* **What you are asked to do**
Restate the whole of the material. Keep every word, and drop the pictures.

Collected data entries:
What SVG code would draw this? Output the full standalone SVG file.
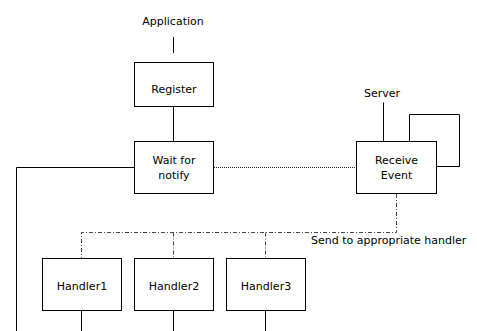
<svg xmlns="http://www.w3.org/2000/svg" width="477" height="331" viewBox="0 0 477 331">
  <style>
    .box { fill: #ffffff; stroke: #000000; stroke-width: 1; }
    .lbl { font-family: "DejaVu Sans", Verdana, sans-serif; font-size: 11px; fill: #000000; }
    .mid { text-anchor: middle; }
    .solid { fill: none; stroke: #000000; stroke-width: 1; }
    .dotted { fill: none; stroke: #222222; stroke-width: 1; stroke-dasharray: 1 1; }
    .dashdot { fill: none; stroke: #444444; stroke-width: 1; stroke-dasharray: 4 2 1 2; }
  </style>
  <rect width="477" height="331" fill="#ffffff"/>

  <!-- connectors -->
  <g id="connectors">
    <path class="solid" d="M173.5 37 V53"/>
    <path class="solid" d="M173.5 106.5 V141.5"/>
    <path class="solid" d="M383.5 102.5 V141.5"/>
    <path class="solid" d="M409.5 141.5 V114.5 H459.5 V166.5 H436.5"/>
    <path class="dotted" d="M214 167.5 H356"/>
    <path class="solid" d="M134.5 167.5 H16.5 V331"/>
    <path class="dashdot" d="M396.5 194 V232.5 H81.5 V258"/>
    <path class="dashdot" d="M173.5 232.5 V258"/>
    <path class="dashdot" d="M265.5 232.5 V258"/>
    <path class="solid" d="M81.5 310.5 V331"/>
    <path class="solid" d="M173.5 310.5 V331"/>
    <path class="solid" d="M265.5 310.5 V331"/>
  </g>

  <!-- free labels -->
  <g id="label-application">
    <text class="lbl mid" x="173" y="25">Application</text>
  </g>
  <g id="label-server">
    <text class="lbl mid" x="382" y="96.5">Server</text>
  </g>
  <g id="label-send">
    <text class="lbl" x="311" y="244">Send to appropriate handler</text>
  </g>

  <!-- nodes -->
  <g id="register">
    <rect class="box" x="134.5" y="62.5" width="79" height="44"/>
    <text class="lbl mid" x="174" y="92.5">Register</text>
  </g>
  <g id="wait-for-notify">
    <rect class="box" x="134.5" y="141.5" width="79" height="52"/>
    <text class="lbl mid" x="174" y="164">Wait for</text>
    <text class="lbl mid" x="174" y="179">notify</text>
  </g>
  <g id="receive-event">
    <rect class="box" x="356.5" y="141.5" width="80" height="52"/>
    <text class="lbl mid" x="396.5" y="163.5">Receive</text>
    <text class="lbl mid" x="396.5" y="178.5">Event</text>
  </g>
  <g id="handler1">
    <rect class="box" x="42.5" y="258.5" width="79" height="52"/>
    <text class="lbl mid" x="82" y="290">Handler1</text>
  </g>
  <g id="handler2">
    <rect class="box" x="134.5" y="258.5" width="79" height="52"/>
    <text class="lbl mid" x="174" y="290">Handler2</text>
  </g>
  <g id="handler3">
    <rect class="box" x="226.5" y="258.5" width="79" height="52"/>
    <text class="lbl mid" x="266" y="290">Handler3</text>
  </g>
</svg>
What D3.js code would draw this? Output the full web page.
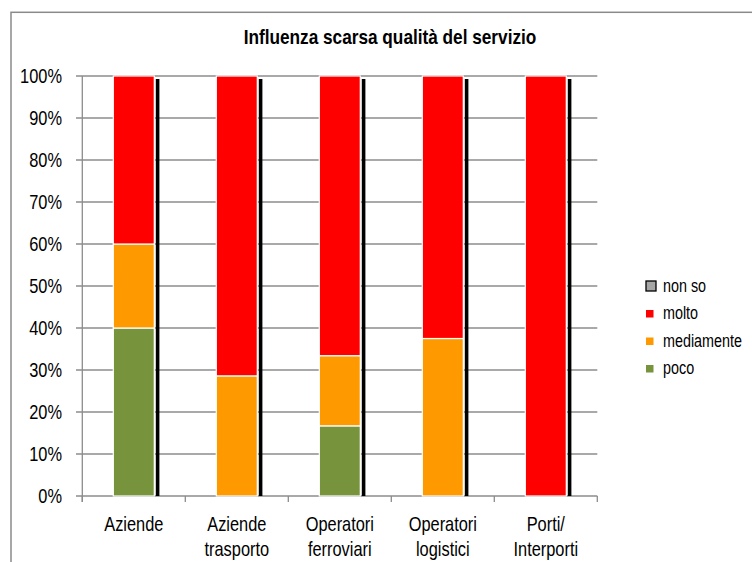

* **Finished task**
What SVG code would draw this? Output the full standalone SVG file.
<svg xmlns="http://www.w3.org/2000/svg" width="477" height="331" viewBox="0 0 477 331">
  <style>
    .box { fill: #ffffff; stroke: #000000; stroke-width: 1; }
    .lbl { font-family: "DejaVu Sans", Verdana, sans-serif; font-size: 11px; fill: #000000; }
    .mid { text-anchor: middle; }
    .solid { fill: none; stroke: #000000; stroke-width: 1; }
    .dotted { fill: none; stroke: #222222; stroke-width: 1; stroke-dasharray: 1 1; }
    .dashdot { fill: none; stroke: #444444; stroke-width: 1; stroke-dasharray: 4 2 1 2; }
  </style>
  <rect width="477" height="331" fill="#ffffff"/>

  <!-- connectors -->
  <g id="connectors">
    <path class="solid" d="M173.5 37 V53"/>
    <path class="solid" d="M173.5 106.5 V141.5"/>
    <path class="solid" d="M383.5 102.5 V141.5"/>
    <path class="solid" d="M409.5 141.5 V114.5 H459.5 V166.5 H436.5"/>
    <path class="dotted" d="M214 167.5 H356"/>
    <path class="solid" d="M134.5 167.5 H16.5 V331"/>
    <path class="dashdot" d="M396.5 194 V232.5 H81.5 V258"/>
    <path class="dashdot" d="M173.5 232.5 V258"/>
    <path class="dashdot" d="M265.5 232.5 V258"/>
    <path class="solid" d="M81.5 310.5 V331"/>
    <path class="solid" d="M173.5 310.5 V331"/>
    <path class="solid" d="M265.5 310.5 V331"/>
  </g>

  <!-- free labels -->
  <g id="label-application">
    <text class="lbl mid" x="173" y="25">Application</text>
  </g>
  <g id="label-server">
    <text class="lbl mid" x="382" y="96.5">Server</text>
  </g>
  <g id="label-send">
    <text class="lbl" x="311" y="244">Send to appropriate handler</text>
  </g>

  <!-- nodes -->
  <g id="register">
    <rect class="box" x="134.5" y="62.5" width="79" height="44"/>
    <text class="lbl mid" x="174" y="92.5">Register</text>
  </g>
  <g id="wait-for-notify">
    <rect class="box" x="134.5" y="141.5" width="79" height="52"/>
    <text class="lbl mid" x="174" y="164">Wait for</text>
    <text class="lbl mid" x="174" y="179">notify</text>
  </g>
  <g id="receive-event">
    <rect class="box" x="356.5" y="141.5" width="80" height="52"/>
    <text class="lbl mid" x="396.5" y="163.5">Receive</text>
    <text class="lbl mid" x="396.5" y="178.5">Event</text>
  </g>
  <g id="handler1">
    <rect class="box" x="42.5" y="258.5" width="79" height="52"/>
    <text class="lbl mid" x="82" y="290">Handler1</text>
  </g>
  <g id="handler2">
    <rect class="box" x="134.5" y="258.5" width="79" height="52"/>
    <text class="lbl mid" x="174" y="290">Handler2</text>
  </g>
  <g id="handler3">
    <rect class="box" x="226.5" y="258.5" width="79" height="52"/>
    <text class="lbl mid" x="266" y="290">Handler3</text>
  </g>
</svg>
What D3.js code would draw this? Output the full web page.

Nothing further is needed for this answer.